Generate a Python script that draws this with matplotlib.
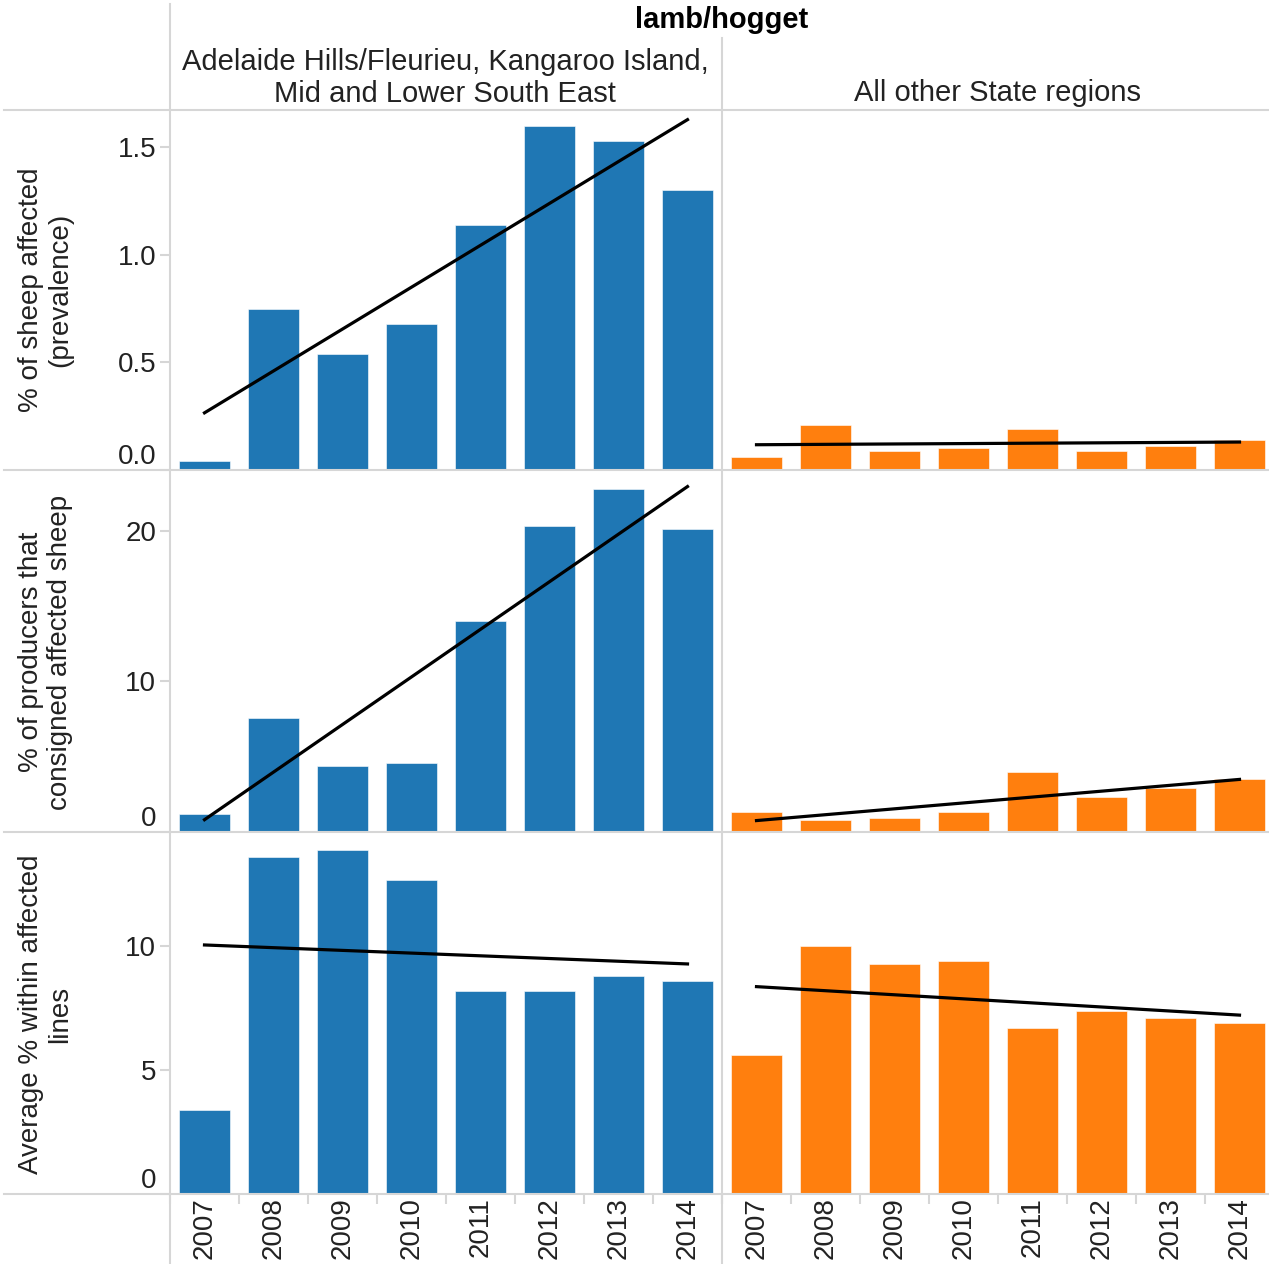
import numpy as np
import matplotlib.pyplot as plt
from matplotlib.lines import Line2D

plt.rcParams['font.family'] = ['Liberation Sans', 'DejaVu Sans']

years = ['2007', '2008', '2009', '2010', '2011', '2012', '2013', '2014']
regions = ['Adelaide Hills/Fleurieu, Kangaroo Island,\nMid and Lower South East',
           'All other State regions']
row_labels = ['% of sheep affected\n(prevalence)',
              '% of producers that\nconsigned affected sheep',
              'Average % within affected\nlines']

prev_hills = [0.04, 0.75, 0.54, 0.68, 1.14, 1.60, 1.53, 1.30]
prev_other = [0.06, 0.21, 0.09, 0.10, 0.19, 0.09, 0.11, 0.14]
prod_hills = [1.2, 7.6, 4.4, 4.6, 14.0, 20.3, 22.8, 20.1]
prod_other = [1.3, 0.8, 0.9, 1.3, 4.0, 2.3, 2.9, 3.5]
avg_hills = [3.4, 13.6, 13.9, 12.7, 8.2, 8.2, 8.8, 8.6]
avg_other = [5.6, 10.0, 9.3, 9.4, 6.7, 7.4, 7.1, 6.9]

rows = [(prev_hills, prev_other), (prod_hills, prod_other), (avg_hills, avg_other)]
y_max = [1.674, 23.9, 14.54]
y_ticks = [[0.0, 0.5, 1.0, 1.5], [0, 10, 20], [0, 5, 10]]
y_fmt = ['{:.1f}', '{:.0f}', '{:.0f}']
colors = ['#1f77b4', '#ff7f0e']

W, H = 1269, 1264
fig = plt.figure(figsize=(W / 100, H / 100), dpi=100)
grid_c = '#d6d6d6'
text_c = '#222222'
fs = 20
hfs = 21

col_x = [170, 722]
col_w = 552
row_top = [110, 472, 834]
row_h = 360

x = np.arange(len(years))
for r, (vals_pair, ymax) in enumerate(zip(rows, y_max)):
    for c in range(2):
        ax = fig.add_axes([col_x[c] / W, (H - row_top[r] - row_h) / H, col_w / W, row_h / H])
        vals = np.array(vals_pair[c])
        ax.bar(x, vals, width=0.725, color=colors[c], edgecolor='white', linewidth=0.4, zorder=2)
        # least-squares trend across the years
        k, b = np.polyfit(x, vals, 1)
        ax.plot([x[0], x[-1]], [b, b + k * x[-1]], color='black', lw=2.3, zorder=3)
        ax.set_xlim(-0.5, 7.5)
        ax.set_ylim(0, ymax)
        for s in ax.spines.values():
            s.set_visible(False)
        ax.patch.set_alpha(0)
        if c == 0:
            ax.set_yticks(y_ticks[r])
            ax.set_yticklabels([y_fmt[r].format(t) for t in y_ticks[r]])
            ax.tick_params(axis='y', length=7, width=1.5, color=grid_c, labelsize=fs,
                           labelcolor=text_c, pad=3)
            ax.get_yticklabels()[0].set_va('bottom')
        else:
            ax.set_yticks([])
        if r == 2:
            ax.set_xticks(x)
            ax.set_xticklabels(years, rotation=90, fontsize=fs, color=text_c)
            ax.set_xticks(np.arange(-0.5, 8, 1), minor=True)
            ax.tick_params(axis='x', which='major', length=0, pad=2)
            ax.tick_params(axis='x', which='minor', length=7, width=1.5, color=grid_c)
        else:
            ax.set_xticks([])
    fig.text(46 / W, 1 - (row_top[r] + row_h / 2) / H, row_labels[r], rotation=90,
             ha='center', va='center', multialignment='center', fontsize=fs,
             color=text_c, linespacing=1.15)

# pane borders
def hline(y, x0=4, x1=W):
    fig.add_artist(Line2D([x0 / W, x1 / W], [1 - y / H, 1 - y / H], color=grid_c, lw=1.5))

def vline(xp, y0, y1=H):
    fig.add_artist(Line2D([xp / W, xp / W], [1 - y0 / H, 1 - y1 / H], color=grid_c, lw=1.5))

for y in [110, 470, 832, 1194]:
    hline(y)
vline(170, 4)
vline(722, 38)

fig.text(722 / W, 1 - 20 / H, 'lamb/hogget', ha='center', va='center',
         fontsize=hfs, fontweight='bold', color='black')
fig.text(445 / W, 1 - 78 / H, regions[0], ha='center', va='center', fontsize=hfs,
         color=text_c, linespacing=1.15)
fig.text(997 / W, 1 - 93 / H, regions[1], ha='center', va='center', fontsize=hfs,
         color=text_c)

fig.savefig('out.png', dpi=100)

◆ ◆ ◆ ◆ ◆ ◆ ◆

**Aim**
Write out again, exactly, the lines from the start of the listing up to the line containing "row_h = 360", with both ends and without pictures.

**Response to this task**
Generate a Python script that draws this with matplotlib.
import numpy as np
import matplotlib.pyplot as plt
from matplotlib.lines import Line2D

plt.rcParams['font.family'] = ['Liberation Sans', 'DejaVu Sans']

years = ['2007', '2008', '2009', '2010', '2011', '2012', '2013', '2014']
regions = ['Adelaide Hills/Fleurieu, Kangaroo Island,\nMid and Lower South East',
           'All other State regions']
row_labels = ['% of sheep affected\n(prevalence)',
              '% of producers that\nconsigned affected sheep',
              'Average % within affected\nlines']

prev_hills = [0.04, 0.75, 0.54, 0.68, 1.14, 1.60, 1.53, 1.30]
prev_other = [0.06, 0.21, 0.09, 0.10, 0.19, 0.09, 0.11, 0.14]
prod_hills = [1.2, 7.6, 4.4, 4.6, 14.0, 20.3, 22.8, 20.1]
prod_other = [1.3, 0.8, 0.9, 1.3, 4.0, 2.3, 2.9, 3.5]
avg_hills = [3.4, 13.6, 13.9, 12.7, 8.2, 8.2, 8.8, 8.6]
avg_other = [5.6, 10.0, 9.3, 9.4, 6.7, 7.4, 7.1, 6.9]

rows = [(prev_hills, prev_other), (prod_hills, prod_other), (avg_hills, avg_other)]
y_max = [1.674, 23.9, 14.54]
y_ticks = [[0.0, 0.5, 1.0, 1.5], [0, 10, 20], [0, 5, 10]]
y_fmt = ['{:.1f}', '{:.0f}', '{:.0f}']
colors = ['#1f77b4', '#ff7f0e']

W, H = 1269, 1264
fig = plt.figure(figsize=(W / 100, H / 100), dpi=100)
grid_c = '#d6d6d6'
text_c = '#222222'
fs = 20
hfs = 21

col_x = [170, 722]
col_w = 552
row_top = [110, 472, 834]
row_h = 360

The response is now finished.